Here is a short nontechnical treatment. Any suggestions for improvement?
Accommodation refers to the ability of the eye's lens to vary its shape to focus on objects at various distances. When it's focused at some distance, light from objects closer or farther away converges slightly in front of or behind the retina rather than on it, making their image blurry to varying degrees. Ray diagrams of such situations can be found in photography tutorials on depth of field. As the lens becomes less flexible with age, the range of accommodation declines, leading to common problems like nearsightedness.
The magnification of an optical instrument places a greater strain on accommodation. Increasing the effective focal length of the optical (eye-binocular) system causes the axial distance between the in-focus image and the out-of-focus one to increase, which makes it even blurrier and gives the eye more trouble bringing it into focus instead: the range of accommodation shrinks as magnification increases. At some point around 6x, a growing number even of people with normal vision will be unable to simply look through a binocular and focus their eye on whatever they like, and the nearsighted will have difficulty even sooner.

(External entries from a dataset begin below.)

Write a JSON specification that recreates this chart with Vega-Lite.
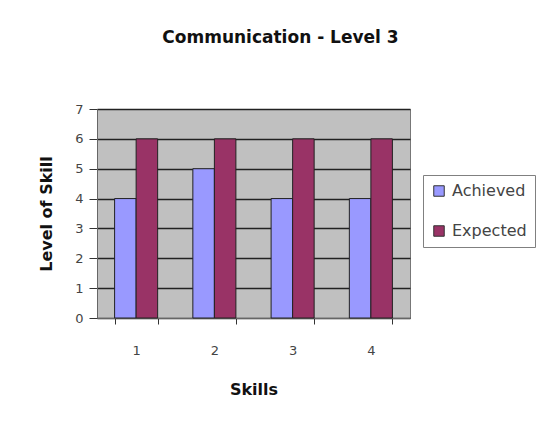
{
  "$schema": "https://vega.github.io/schema/vega-lite/v6.json",
  "width": 313,
  "height": 209,
  "autosize": "none",
  "padding": {"left": 97, "top": 109, "right": 143, "bottom": 96},
  "background": "white",
  "title": {
    "text": "Communication - Level 3",
    "font": "DejaVu Sans",
    "fontSize": 17,
    "fontWeight": "bold",
    "color": "#111",
    "anchor": "middle",
    "dx": 27,
    "offset": 56
  },
  "data": {
    "values": [
      {"Skill": "1", "Series": "Achieved", "Level": 4},
      {"Skill": "1", "Series": "Expected", "Level": 6},
      {"Skill": "2", "Series": "Achieved", "Level": 5},
      {"Skill": "2", "Series": "Expected", "Level": 6},
      {"Skill": "3", "Series": "Achieved", "Level": 4},
      {"Skill": "3", "Series": "Expected", "Level": 6},
      {"Skill": "4", "Series": "Achieved", "Level": 4},
      {"Skill": "4", "Series": "Expected", "Level": 6}
    ]
  },
  "mark": {"type": "bar", "stroke": "#222", "strokeWidth": 1},
  "encoding": {
    "x": {
      "field": "Skill",
      "type": "ordinal",
      "scale": {"paddingInner": 0.45, "paddingOuter": 0.225},
      "axis": {
        "title": "Skills",
        "labelAngle": 0,
        "tickBand": "extent",
        "tickSize": 6,
        "tickColor": "#333",
        "domainColor": "#666",
        "labelPadding": 20,
        "labelFont": "DejaVu Sans",
        "labelFontSize": 13,
        "labelColor": "#444",
        "titleFont": "DejaVu Sans",
        "titleFontSize": 16,
        "titleFontWeight": "bold",
        "titleColor": "#111",
        "titlePadding": 24,
        "grid": false
      }
    },
    "xOffset": {"field": "Series", "type": "nominal", "scale": {"paddingInner": 0, "paddingOuter": 0}},
    "y": {
      "field": "Level",
      "type": "quantitative",
      "scale": {"domain": [0, 7], "nice": false},
      "axis": {
        "title": "Level of Skill",
        "values": [0, 1, 2, 3, 4, 5, 6, 7],
        "tickSize": 8,
        "tickColor": "#333",
        "domainColor": "#666",
        "grid": true,
        "gridColor": "#222",
        "gridWidth": 1.5,
        "gridOpacity": 1,
        "labelPadding": 6,
        "labelFont": "DejaVu Sans",
        "labelFontSize": 13,
        "labelColor": "#444",
        "titleFont": "DejaVu Sans",
        "titleFontSize": 16,
        "titleFontWeight": "bold",
        "titleColor": "#111",
        "titlePadding": 20
      }
    },
    "color": {
      "field": "Series",
      "type": "nominal",
      "scale": {"domain": ["Achieved", "Expected"], "range": ["#9999FF", "#993366"]},
      "legend": {
        "title": null,
        "orient": "none",
        "legendX": 326,
        "legendY": 66,
        "padding": 8,
        "strokeColor": "#808080",
        "fillColor": "white",
        "symbolType": "square",
        "symbolSize": 110,
        "symbolStrokeColor": "#333",
        "symbolStrokeWidth": 1,
        "labelFont": "DejaVu Sans",
        "labelFontSize": 16,
        "labelColor": "#444",
        "labelOffset": 5,
        "rowPadding": 24,
        "labelLimit": 200
      }
    }
  },
  "config": {
    "view": {"fill": "#C0C0C0", "stroke": "#777", "strokeWidth": 1}
  }
}
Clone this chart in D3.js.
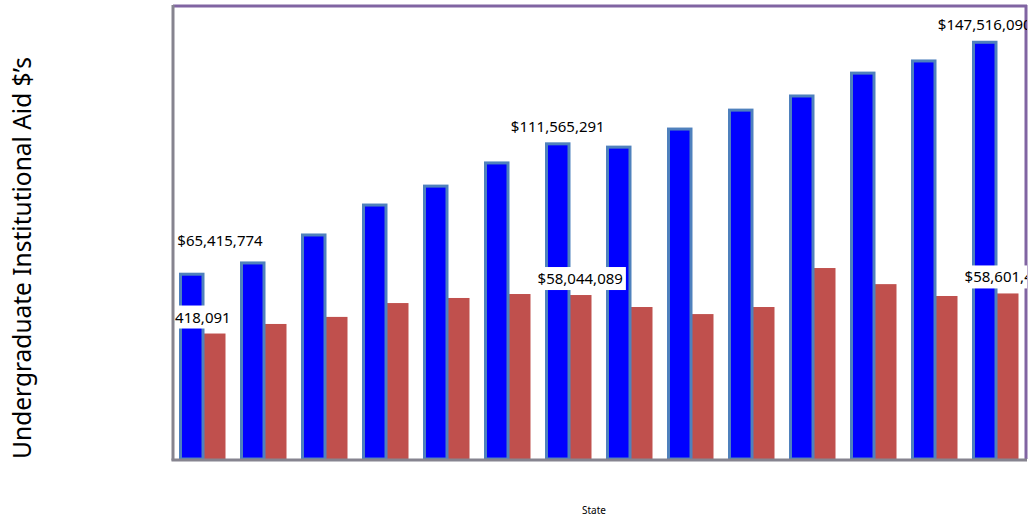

Therefore a focusing mechanism is built in to help the eye accommodate objects at different distances, and along with it a diopter adjustment to correct for slight differences between a person's two eyes which have now begun to matter. Older users will have ever greater need for these adjustments. Focusing can be accomplished by moving the eyepieces or objectives, or by moving an internal focusing lens between them. Either way, the focuser does the heavy work of accommodating different distances, always placing the virtual image at a comfortable resting distance chosen by the individual user. The greater the magnification, the shallower the depth of field, and the greater the need for refocusing.